**AIM OF THE TASK**
Every line below that holds the string "script" should be copied out.

[Dataset excerpt]
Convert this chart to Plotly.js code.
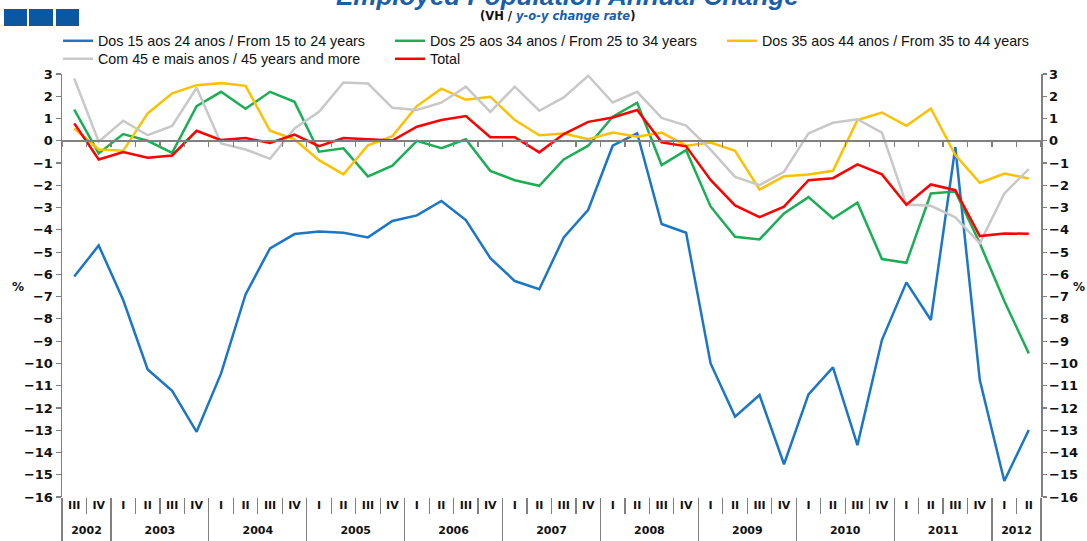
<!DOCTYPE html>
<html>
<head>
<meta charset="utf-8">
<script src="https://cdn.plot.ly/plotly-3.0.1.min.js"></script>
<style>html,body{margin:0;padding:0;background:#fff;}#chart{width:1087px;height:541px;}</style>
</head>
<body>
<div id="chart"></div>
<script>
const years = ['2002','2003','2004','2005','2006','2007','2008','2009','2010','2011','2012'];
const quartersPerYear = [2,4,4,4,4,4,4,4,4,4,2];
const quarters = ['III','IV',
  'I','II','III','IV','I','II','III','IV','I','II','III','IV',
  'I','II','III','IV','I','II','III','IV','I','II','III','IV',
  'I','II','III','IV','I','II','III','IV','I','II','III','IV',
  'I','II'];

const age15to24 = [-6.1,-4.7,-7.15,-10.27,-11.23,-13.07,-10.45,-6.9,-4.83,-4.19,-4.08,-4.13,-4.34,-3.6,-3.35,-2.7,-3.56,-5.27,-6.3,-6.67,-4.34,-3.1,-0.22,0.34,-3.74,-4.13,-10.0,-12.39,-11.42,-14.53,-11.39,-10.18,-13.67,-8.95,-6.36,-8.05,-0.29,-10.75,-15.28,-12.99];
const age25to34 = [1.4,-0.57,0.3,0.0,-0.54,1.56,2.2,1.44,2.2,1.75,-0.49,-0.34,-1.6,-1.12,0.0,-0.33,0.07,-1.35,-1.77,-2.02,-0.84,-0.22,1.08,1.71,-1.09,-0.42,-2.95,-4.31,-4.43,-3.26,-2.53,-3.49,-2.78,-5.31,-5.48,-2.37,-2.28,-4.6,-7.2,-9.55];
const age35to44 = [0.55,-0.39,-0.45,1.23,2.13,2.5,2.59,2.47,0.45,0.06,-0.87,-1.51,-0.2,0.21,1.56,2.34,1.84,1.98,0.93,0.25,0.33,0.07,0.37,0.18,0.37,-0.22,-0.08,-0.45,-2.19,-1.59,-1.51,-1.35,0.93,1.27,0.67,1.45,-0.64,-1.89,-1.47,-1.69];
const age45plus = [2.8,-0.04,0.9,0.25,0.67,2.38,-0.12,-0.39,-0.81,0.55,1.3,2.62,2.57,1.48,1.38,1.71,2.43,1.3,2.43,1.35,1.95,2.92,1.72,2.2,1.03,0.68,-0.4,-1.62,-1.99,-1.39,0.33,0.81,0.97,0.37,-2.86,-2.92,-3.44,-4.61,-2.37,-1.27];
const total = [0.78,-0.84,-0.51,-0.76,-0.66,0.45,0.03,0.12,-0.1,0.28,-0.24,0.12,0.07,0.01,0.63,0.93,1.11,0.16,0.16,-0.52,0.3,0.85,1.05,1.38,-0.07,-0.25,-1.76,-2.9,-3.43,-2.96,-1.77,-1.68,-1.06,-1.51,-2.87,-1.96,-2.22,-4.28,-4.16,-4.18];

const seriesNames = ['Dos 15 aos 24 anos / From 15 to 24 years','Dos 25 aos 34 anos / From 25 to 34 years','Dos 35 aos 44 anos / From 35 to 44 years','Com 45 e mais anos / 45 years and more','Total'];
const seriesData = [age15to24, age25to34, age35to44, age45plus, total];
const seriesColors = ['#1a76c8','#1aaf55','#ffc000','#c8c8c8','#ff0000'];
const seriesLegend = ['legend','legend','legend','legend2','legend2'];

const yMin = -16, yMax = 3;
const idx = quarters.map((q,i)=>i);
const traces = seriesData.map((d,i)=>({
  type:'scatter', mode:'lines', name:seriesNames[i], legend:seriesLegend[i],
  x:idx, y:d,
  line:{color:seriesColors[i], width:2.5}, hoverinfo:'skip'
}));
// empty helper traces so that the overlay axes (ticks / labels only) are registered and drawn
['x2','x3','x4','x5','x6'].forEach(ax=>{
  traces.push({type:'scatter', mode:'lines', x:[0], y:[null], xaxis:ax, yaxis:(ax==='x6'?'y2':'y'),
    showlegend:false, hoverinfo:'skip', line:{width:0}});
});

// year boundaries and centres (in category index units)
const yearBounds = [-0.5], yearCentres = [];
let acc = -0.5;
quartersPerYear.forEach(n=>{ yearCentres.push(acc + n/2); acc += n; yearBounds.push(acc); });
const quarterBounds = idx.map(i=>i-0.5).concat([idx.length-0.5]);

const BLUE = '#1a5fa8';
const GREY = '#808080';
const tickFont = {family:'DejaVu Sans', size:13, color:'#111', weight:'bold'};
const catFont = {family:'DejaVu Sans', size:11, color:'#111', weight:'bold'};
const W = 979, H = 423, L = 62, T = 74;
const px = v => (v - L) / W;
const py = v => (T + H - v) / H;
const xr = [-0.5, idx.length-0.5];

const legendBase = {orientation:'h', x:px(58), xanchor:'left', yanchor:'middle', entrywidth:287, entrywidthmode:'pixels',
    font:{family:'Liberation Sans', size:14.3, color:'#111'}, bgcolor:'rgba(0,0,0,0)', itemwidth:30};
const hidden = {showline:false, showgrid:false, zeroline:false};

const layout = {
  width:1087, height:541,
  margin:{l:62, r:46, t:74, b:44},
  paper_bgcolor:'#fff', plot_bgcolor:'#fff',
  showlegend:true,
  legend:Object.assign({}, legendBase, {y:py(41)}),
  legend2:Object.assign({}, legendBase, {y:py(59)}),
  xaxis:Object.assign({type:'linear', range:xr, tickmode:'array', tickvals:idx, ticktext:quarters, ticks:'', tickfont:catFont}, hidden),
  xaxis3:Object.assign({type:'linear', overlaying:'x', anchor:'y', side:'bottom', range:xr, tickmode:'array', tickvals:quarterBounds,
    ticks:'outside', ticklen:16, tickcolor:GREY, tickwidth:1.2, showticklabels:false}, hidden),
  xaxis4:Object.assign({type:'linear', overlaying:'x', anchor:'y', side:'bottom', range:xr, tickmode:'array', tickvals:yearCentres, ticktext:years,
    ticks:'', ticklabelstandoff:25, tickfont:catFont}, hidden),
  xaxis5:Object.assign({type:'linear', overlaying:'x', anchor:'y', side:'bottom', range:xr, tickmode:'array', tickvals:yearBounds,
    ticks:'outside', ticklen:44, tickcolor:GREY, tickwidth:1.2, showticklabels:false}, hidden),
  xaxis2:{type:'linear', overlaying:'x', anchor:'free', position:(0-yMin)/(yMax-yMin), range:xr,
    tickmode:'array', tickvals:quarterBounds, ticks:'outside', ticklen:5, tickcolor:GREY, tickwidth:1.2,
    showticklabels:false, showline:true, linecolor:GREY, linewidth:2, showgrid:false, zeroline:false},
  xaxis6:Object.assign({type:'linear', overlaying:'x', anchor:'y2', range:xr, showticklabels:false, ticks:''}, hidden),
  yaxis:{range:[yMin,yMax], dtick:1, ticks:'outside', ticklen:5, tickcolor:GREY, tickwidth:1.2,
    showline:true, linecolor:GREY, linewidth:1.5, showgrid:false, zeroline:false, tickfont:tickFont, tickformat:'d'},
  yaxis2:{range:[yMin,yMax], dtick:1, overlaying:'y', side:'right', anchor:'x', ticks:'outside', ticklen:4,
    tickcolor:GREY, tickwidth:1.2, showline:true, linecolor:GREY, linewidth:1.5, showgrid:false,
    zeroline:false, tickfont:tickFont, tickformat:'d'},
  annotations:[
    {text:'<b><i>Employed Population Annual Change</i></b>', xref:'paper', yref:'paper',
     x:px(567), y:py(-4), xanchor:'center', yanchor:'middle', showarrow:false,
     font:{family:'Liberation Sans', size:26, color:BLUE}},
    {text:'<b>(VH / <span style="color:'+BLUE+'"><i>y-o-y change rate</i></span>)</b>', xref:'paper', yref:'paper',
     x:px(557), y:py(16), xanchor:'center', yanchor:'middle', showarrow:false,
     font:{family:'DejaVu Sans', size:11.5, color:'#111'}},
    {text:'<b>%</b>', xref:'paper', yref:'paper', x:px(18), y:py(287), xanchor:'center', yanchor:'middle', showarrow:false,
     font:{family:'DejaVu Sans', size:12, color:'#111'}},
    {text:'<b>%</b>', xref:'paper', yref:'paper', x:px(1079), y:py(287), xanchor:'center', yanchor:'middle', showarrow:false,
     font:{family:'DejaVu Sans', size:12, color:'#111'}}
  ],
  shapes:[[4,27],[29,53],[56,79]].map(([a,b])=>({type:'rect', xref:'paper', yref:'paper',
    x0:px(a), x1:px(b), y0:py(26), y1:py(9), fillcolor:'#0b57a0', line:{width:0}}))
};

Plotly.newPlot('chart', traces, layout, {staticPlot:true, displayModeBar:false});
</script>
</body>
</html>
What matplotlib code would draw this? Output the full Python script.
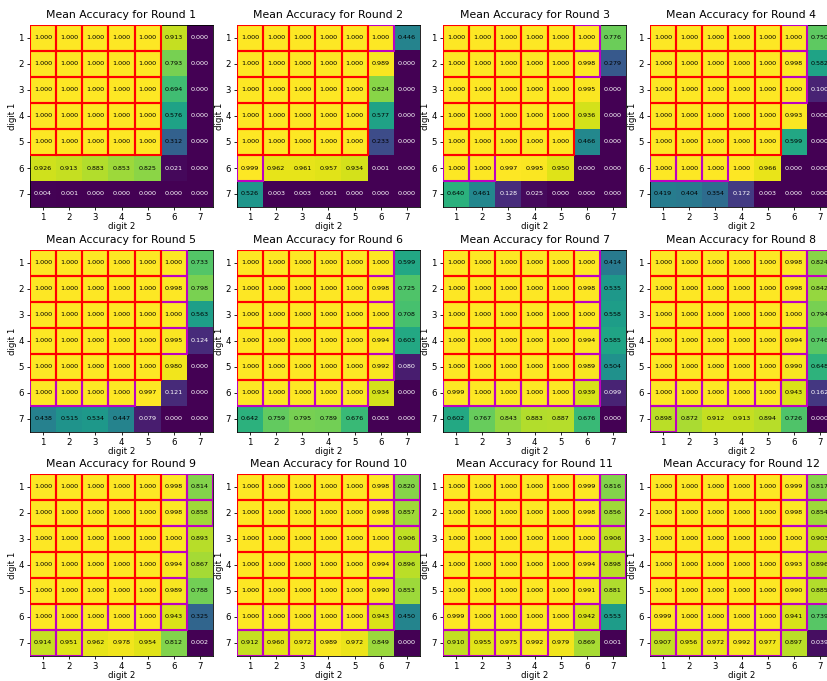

**COMPLETE OUTPUT**
<script src="https://cdn.plot.ly/plotly-3.0.1.min.js"></script>
<script>
</script>
What matplotlib code would draw this? Output the full Python script.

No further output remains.